Central Oregon Pride
12 pm-6 pm
Drake Park, Downtown Bend
A brief introduction of some of our favorite terms in the gay vernacular.
abigail (n.) Nickname for a closeted middle-aged gay man.
bear (n.) A large, hairy gay man who projects ruggedly masculinity.
brokeback (adj.) A word to imply that someone is gay, especially cowboys.
cottaging or bath house (v., n.) Referring to anonymous homosexual sex in public restrooms, also known as pulling a George Michael.
fierce (adj.) Tyra Banks' favorite alternative word for positive reinforcement. A term commonly used in the gay community that jumped the shark in the mid-2000s.
ghay (n.). A fun way to say "gay."
glitter bomb (v.) To publicly attack or humiliate an opponent of same-sex marriage. Started in 2011 by three Minnesota-based activists, who dumped cereal boxes full of silver glitter on Newt Gingrich.
Harvey Milk (n.) American politician and the first openly gay man to be elected to public office in California as a member of the San Francisco Board of Supervisors. He was assassinated. Harvey refers to a brave person universally exalted or liked.

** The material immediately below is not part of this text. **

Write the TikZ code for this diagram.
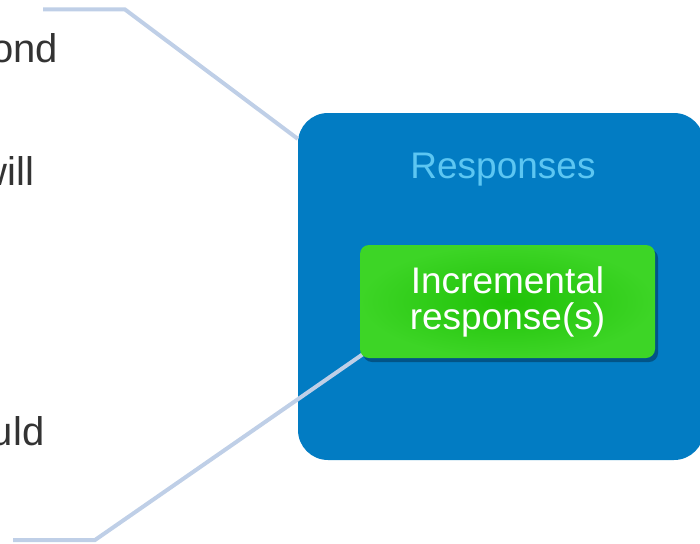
\documentclass[tikz,border=0pt]{standalone}
\usepackage{fontspec}
\setmainfont{Liberation Sans}
\usetikzlibrary{shadows}
\definecolor{boxblue}{HTML}{027CC3}
\definecolor{lightblue}{HTML}{5CC6F2}
\definecolor{linecol}{HTML}{BFCFE7}
\definecolor{greenin}{HTML}{20C208}
\definecolor{greenout}{HTML}{3DD526}
\definecolor{textgray}{HTML}{333333}
\definecolor{shadowblue}{HTML}{023A60}
\pgfdeclarelayer{front}
\pgfsetlayers{main,front}
\begin{document}
\begin{tikzpicture}[x=1pt,y=-1pt,
  bigfont/.style={font=\fontsize{37}{36}\selectfont},
  sidetext/.style={font=\fontsize{40}{44}\selectfont, text=textgray, anchor=base east, inner sep=0pt},
  connector/.style={draw=linecol, line width=4pt},
  outerbox/.style={fill=boxblue, rounded corners=30pt, minimum width=406pt, minimum height=347pt, inner sep=0pt},
  innerbox/.style={inner color=greenin, outer color=greenout, rounded corners=9pt,
    minimum width=295pt, minimum height=113pt,
    drop shadow={shadow xshift=3pt, shadow yshift=-4pt, opacity=0.6, fill=shadowblue},
    text=white, align=center, bigfont, inner sep=0pt}]
\useasboundingbox (0,0) rectangle (700,543);
\clip (0,0) rectangle (700,543);
\node[outerbox] (resp) at (501,286.5) {};
\node[bigfont, text=lightblue, anchor=base, inner sep=0pt] (title) at (503,178) {Responses};
\node[sidetext] (s1) at (58,63) {ond};
\node[sidetext] (s2) at (34.5,185) {will};
\node[sidetext] (s3) at (44.5,445) {uld};
\begin{pgfonlayer}{front}
\node[innerbox] (inc) at (507.5,301.5) {Incremental\\response(s)};
\end{pgfonlayer}
\coordinate (t0) at (43,9.5);
\coordinate (t1) at (125,9.5);
\coordinate (b0) at (13,540);
\coordinate (b1) at (95,540);
\draw[connector] (t0) -- (t1) -- (resp.144);
\draw[connector] (b0) -- (b1) -- ([shift={(3pt,4pt)}]inc.south west);
\end{tikzpicture}
\end{document}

hasbian/yestergay (adj.) A Hasbian is a lesbian who has chosen to live a heterosexual life. A yestergay is a gay man who has chosen to live a heterosexual life.
ki ki (n.) Sex between two drag queens.
lipstick (adj.) Girly lesbians. Straight men want them, Twinks want to be them, except for the vagina part.
moose (n.) A physically unattractive person.
Santorum (n.) Last name of former presidential candidate and vocal gay marriage opponent Rick Santorum. Repurposed by gay rights activist Dan Savage to be the name for "the frothy mixture of lube and fecal matter that is sometimes the byproduct of anal sex."
shade (n.) Attitude, to throw shade is to trash talk or insult. Throwing shade is also referred to as reading.
Subaru Forester (n.) The perfect car for a family with two kids and two moms.
The Game of Flats (n.) Not to be confused with "Game of Thrones," Game of Flats is an 18th-century English term for sex between women.
twink (n.) A young, slender gay man.